Круги жизни. Роман о Гарибе и Шасенем | страница 21



— Этот старик, — начал рассказывать Ганиев, — пережил одну из самых больших трагедий, какие выпадают на долю человека. У него был единственный сын… Но, пожалуй, начну с другого. Знаете ли вы, что такое гап? У нас, узбеков, до недавнего времени, как вам известно, ни театра, ни кино не было. А каждый вечер, когда опускалась прохлада, сорок молодых горожан из одной махаля (квартала) — большей частью холостые, бывали среди них и женатые — собирались вместе, угощали по очереди друг друга и развлекались как умели.

Начинался каждый гап с того, что бросали ошичку: по-вашему, по-русски, — бабку, баранью косточку. К кому ошичка обращалась одной стороной — становился на этот вечер «шахом»: его приказ был для всех обязателен. К кому второй стороной — делался «визирем»: должен был помогать «шаху» выдумывать развлечения. К кому третьей — «палачом»: исполнял шахскую волю. А к кому четвертой — назывался «вором»: все над ним подшучивали, он обязан был все терпеть, всему подчиняться.

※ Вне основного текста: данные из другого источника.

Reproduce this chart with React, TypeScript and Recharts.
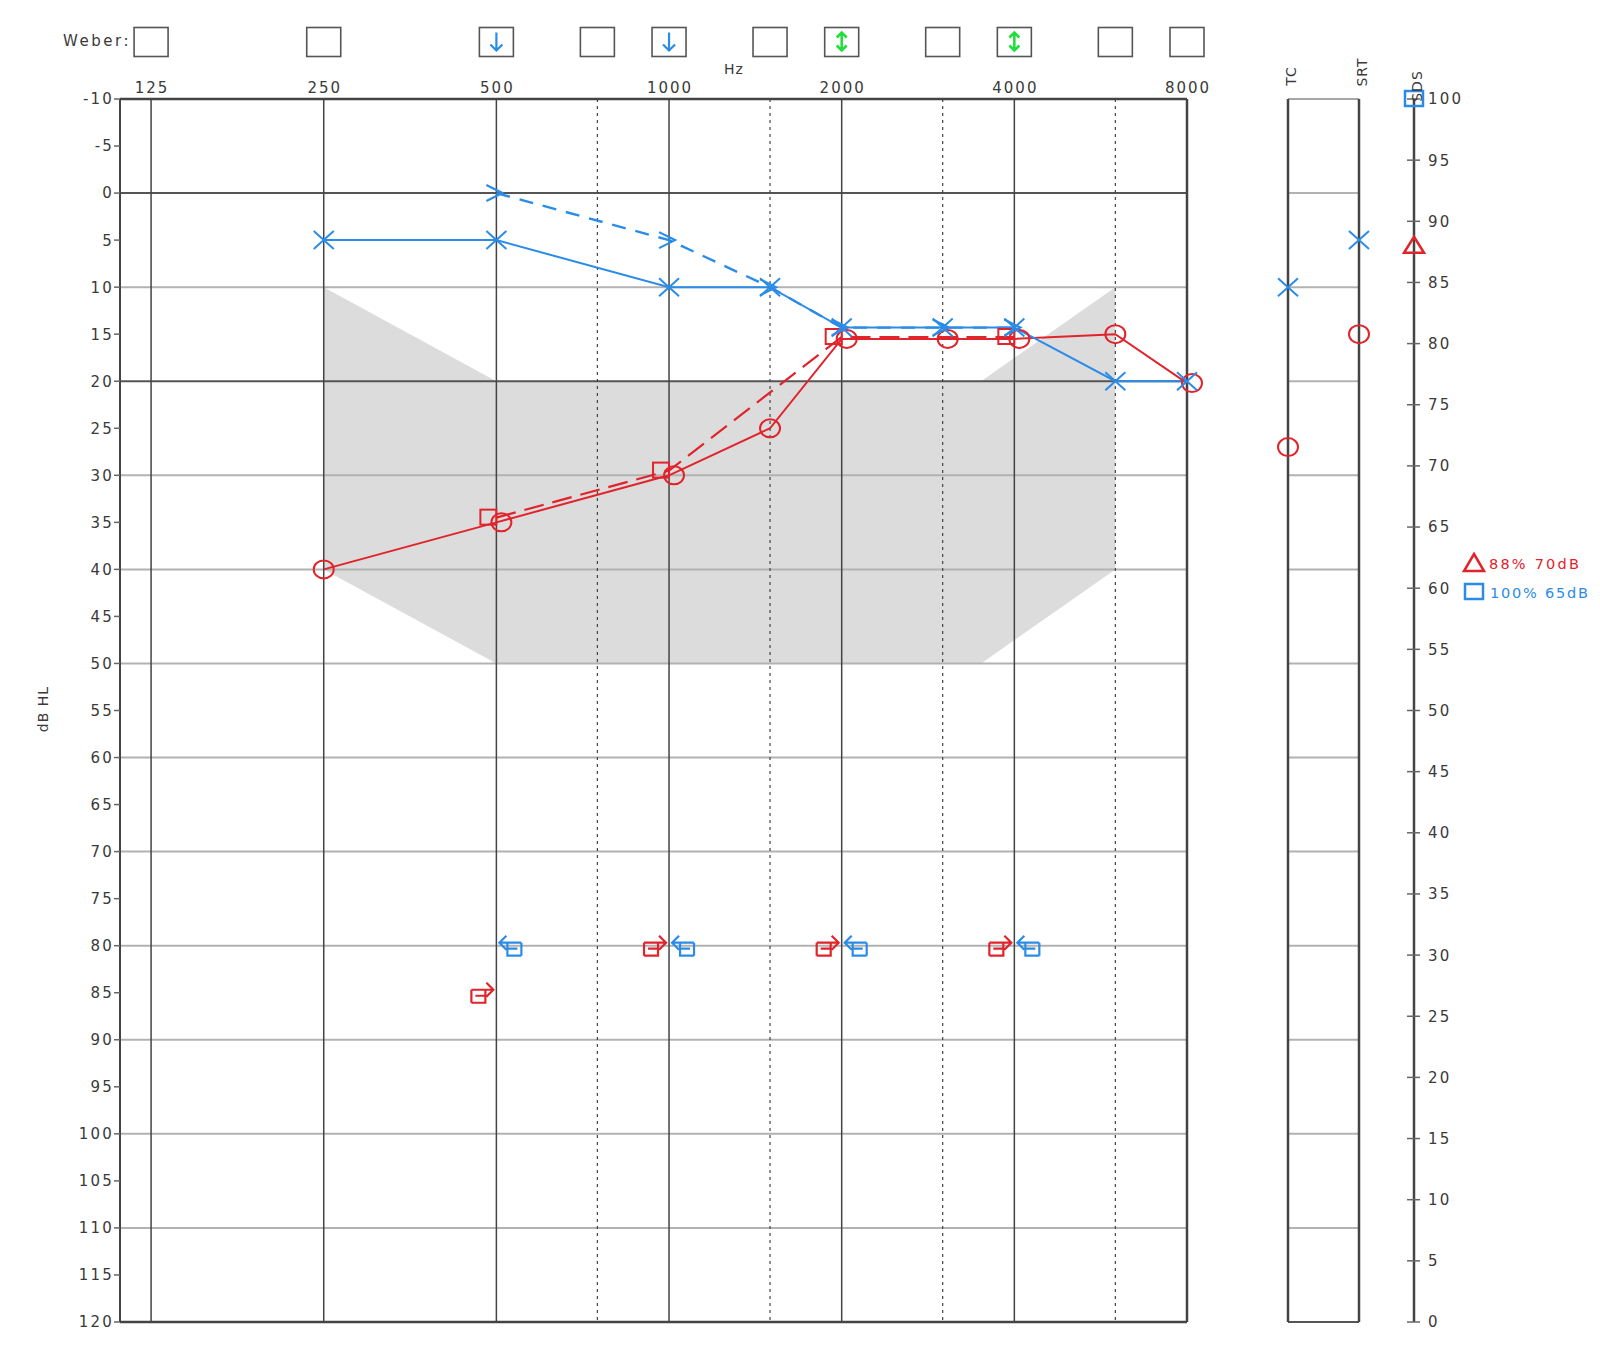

«Шахи» и «визири» изощрялись в выдумках. Рассказывают, например, про одного юношу. Он был из тех, кто на людях: «Гей! Гей!», а один: «Ой! Ой!», трусоват был парень. Ошичка сделала его «вором», и «шах» решил его проучить. Его заставили ночью пойти на кладбище. Туда принесли казан, ненаколотые дрова, ненарезанную морковь, невымытый рис, ненарубленную баранину и оставили одного. Он должен был среди могил сходить к арычку, принести воду, обмазать грязью сырцовые кирпичи, приготовить по всем правилам плов, и половину сам съесть, а половину оставить. Когда, дрожа от страха, он все проделал и принялся есть приготовленный плов, рядом из кладбищенских носилок Вдруг протянулась рука: «Дай и мне плову!» Это в носилки незаметно забрался «палач». Вот как забавлялись!

Так вот, жил-был молодой парень, его дом стоял недалеко от нашего, назову его для удобства Ахмед. Настоящего имени не скажу, а то знаю вас, писателей, — тиснете типографскими литерами, а ему (может, жив еще) не по душе будет, Значит, Ахмед! Он с трудом собрал калым и женился. Молодые после свадьбы полюбили друг друга и были счастливы. Говорю «после свадьбы», потому что до свадьбы они друг друга, наверное, и в лицо не видали: у нас, у узбеков, раньше так было.

А у того старика, что навстречу прошел, был сын. назову его Мансур, тоже для удобства. Он был из тех, каких у нас и на студии хоть отбавляй: «Я всех выше, меня мать родила на крыше!» Гордый, самоуверенный парень. Три года мечтал он о той девушке: прослышал где-то когда-то про ее красоту, вот и мечтал! Но калыма не собрал вовремя, и девушку утянули у него из-под носа, ну и затаил на Ахмеда обиду. Оба из одной махаля, оба каждый вечер встречались на гапе.